── DATA EXTRACT ──

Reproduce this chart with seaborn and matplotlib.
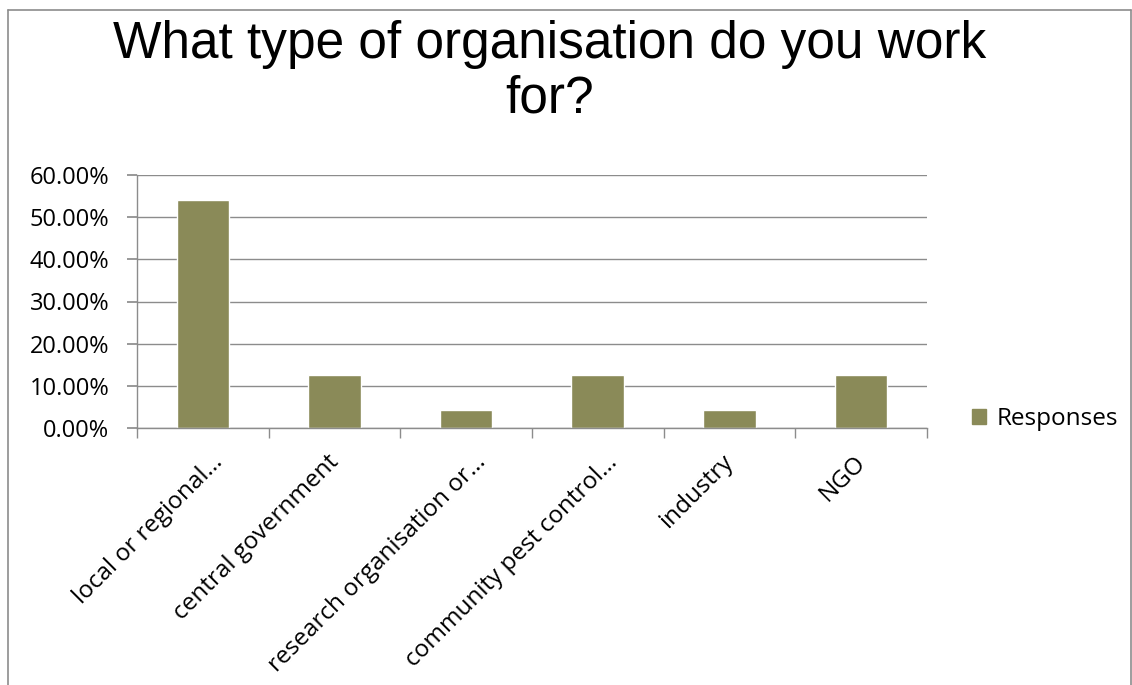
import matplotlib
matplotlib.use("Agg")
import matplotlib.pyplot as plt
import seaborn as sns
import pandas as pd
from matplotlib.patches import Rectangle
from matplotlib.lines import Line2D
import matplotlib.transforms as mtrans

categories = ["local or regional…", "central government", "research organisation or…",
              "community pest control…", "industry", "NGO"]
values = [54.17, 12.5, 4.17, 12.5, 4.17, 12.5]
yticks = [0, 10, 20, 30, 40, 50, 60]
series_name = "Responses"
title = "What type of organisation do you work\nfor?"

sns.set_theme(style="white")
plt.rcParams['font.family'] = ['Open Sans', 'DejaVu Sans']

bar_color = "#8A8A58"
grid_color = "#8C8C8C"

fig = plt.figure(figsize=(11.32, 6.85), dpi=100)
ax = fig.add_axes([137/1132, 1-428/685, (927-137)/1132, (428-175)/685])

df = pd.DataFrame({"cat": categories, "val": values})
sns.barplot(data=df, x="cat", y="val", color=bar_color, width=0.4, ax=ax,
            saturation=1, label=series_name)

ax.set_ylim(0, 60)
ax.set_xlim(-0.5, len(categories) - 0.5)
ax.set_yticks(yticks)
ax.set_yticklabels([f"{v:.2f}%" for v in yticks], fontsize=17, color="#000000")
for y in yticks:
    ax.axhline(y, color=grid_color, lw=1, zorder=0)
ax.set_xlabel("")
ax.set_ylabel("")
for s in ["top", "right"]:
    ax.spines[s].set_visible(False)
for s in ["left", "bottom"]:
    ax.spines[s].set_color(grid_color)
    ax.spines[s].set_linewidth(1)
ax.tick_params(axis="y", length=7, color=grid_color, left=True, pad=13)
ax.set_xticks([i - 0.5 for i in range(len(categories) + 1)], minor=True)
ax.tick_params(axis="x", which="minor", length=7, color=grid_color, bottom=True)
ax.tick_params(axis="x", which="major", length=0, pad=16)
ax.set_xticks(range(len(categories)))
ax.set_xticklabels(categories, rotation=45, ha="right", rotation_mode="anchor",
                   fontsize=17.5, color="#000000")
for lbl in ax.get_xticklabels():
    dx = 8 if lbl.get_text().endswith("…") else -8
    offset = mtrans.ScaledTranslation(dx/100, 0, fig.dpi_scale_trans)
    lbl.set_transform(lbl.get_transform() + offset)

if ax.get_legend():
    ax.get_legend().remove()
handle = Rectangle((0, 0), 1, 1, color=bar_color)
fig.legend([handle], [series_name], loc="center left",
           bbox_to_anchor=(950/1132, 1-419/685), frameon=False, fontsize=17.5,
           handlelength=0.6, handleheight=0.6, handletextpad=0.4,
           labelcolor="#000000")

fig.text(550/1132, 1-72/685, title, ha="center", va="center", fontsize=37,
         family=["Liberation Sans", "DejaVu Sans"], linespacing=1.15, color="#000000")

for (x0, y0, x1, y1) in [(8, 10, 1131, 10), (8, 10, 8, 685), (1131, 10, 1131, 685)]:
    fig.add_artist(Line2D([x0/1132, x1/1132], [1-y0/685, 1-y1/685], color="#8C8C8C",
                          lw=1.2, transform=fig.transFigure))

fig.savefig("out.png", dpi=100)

───
── DATA EXTRACT ──

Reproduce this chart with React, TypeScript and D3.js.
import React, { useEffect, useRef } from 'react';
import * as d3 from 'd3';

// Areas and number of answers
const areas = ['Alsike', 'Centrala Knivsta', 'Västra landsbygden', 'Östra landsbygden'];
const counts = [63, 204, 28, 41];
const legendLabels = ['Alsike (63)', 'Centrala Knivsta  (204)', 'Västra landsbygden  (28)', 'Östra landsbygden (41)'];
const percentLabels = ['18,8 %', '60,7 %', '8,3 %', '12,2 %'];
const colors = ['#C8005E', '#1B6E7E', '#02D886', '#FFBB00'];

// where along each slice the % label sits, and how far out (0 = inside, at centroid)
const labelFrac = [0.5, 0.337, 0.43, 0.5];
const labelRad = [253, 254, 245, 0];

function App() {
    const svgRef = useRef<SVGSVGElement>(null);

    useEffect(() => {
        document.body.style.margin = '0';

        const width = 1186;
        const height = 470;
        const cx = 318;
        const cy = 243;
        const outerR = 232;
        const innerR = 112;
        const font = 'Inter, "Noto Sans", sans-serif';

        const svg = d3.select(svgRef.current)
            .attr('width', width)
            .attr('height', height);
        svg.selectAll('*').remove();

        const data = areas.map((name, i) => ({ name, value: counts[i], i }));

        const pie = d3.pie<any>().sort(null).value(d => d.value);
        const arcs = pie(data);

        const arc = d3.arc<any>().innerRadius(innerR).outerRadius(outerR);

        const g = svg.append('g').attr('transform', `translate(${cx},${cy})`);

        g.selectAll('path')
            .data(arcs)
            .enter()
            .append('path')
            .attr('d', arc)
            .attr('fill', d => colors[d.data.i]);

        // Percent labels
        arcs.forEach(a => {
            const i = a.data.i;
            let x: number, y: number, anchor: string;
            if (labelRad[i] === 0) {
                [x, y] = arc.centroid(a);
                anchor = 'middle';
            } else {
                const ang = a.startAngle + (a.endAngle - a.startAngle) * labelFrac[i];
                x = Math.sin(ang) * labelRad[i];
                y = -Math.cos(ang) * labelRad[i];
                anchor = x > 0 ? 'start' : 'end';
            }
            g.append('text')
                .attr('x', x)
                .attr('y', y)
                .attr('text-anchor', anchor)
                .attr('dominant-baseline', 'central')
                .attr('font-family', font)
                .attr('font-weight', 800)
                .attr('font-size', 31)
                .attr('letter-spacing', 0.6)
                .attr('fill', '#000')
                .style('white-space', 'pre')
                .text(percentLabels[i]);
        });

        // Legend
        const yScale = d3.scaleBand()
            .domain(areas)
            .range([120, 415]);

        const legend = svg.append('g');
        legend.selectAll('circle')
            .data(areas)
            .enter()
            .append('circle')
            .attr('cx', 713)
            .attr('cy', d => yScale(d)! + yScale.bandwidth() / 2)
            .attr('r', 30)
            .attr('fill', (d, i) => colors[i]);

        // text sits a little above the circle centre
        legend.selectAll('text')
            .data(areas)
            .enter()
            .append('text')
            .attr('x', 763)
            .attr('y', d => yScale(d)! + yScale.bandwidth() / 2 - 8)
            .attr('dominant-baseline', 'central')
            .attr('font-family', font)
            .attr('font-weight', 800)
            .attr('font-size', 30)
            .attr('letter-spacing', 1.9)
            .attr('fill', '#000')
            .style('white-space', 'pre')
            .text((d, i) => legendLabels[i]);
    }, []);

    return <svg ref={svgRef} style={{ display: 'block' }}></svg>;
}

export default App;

───
── DATA EXTRACT ──

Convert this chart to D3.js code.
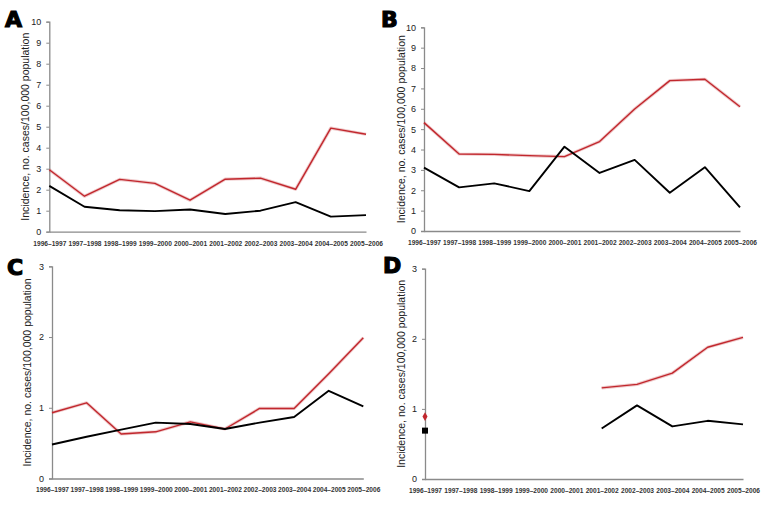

───

DIRECTION
Pull every line containing "matplotlib" from the material above.

REPLY TO THE TASK
Reproduce this chart with seaborn and matplotlib.
import matplotlib
matplotlib.use("Agg")
import matplotlib.pyplot as plt
from matplotlib.patches import Rectangle
from matplotlib.lines import Line2D
import matplotlib.transforms as mtrans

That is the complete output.